Cavity optomechanics with ultrahigh-$Q$ crystalline microresonators

We present the observation of optomechanical coupling in crystalline whispering-gallery-mode (WGM) resonators. The high purity of the material enables optical quality factors in excess of ${10}^{10}$ and finesse exceeding ${10}^6$, as well as mechanical quality factors greater than ${10}^5$. Ultrasensitive displacement measurements reveal mechanical radial modes at frequencies up to $20$ $\mathrm{MHz}$, corresponding to unprecedentedly high sideband factors ($>$$100$). In combination with the weak intrinsic mechanical damping this renders crystalline WGM microresonators promising for experiments in the classical and quantum regime of optomechanics.

Figure 1

(a) Transmission on resonance vs coupling parameter ${\tau }_0/{\tau }_{\mathrm{ex}}$ while approaching a tapered fiber to a CaF${}_2$ cavity.

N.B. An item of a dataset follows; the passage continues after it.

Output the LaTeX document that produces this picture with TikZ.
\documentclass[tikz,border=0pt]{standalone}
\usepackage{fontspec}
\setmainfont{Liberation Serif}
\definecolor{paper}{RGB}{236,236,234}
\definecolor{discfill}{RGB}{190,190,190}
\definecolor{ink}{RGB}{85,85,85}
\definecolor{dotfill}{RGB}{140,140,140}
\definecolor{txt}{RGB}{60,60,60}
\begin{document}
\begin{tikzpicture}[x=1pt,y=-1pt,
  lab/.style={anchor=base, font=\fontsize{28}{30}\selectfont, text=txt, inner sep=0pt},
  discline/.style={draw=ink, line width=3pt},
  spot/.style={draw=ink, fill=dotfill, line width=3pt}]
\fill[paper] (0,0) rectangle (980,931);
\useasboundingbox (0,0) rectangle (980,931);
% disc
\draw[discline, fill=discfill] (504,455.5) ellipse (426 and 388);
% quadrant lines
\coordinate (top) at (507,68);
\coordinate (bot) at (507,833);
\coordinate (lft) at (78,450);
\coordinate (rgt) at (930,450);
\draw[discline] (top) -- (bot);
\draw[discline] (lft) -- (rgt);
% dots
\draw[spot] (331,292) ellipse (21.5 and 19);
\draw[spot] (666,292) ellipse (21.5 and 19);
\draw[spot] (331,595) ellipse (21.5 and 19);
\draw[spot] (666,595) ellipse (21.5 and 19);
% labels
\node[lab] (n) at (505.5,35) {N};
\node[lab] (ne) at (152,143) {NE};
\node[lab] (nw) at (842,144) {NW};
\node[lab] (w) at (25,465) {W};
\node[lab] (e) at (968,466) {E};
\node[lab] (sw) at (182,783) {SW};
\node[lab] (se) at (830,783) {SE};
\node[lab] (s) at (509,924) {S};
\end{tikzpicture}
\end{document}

The data (blue circles) show that ideal coupling behavior (red line) is possible up to a coupling factor ${\tau }_0/{\tau }_{\mathrm{ex}}\approx 8$. (b) Measurement of the resonance linewidth of a different cavity (radius $2\hspace{0.5em}\mathrm{mm}$) with calibration peaks at 2 $\mathrm{MHz}$ detuning and Lorentzian fit (red line). The left inset shows a diamond-turned resonator made of CaF${}_2$. (c) Ringdown measurements (blue circles) of the same resonator and exponential fit (red line). The measured lifetime of $\tau =3.35$ $\mu$s corresponds to an intrinsic quality factor of $Q_0=1.18\times {10}^{10}$.

Figure 2

Displacement spectral density (SD) of a mechanical mode of a cylindrical cavity. (a) Cavity free-standing at atmospheric pressure. The blue lines are data (with calibration [8] peak), the red lines are Lorentzian fits. The inset shows the typical displacement pattern of a mode in this frequency range. (b) The quality factor of the same mechanical mode measured at low pressure and with optimized clamping increased to 114 300. The inset illustrates the mounting of the resonator. It is clamped by four tungsten tips, three sidewise (red shaded), and one from below.

Figure 3

(a) Photocurrent spectral density normalized to equivalent mechanical displacement fluctuations at a Fourier frequency of $14.5\hspace{0.5em}\mathrm{MHz}$. Three spectra were measured with a Nd:YAG laser coupled to a ${\mathrm{CaF}}_2$ microdisk waxed on a metal holder (configuration 1), the same disk clamped between two tungsten tips (configuration 2), and a fiber loop cavity (FLC). The disk exhibits several orders of mechanical radial breathing modes (RBMs) up to 20 MHz (second to fourth order are shown). (b) For the case of central clamping, measurement and simulation of first- to fourth-order RBM frequencies show excellent agreement. The increase in modal displacement at the support tip for higher-order RBMs explains the measured dependence of $Q_{\mathrm{m}}$ on the RBM order (from $Q_{\mathrm{m}}=2500$ to $Q_{\mathrm{m}}=40$). The color code represents radial displacement (arbitrary units).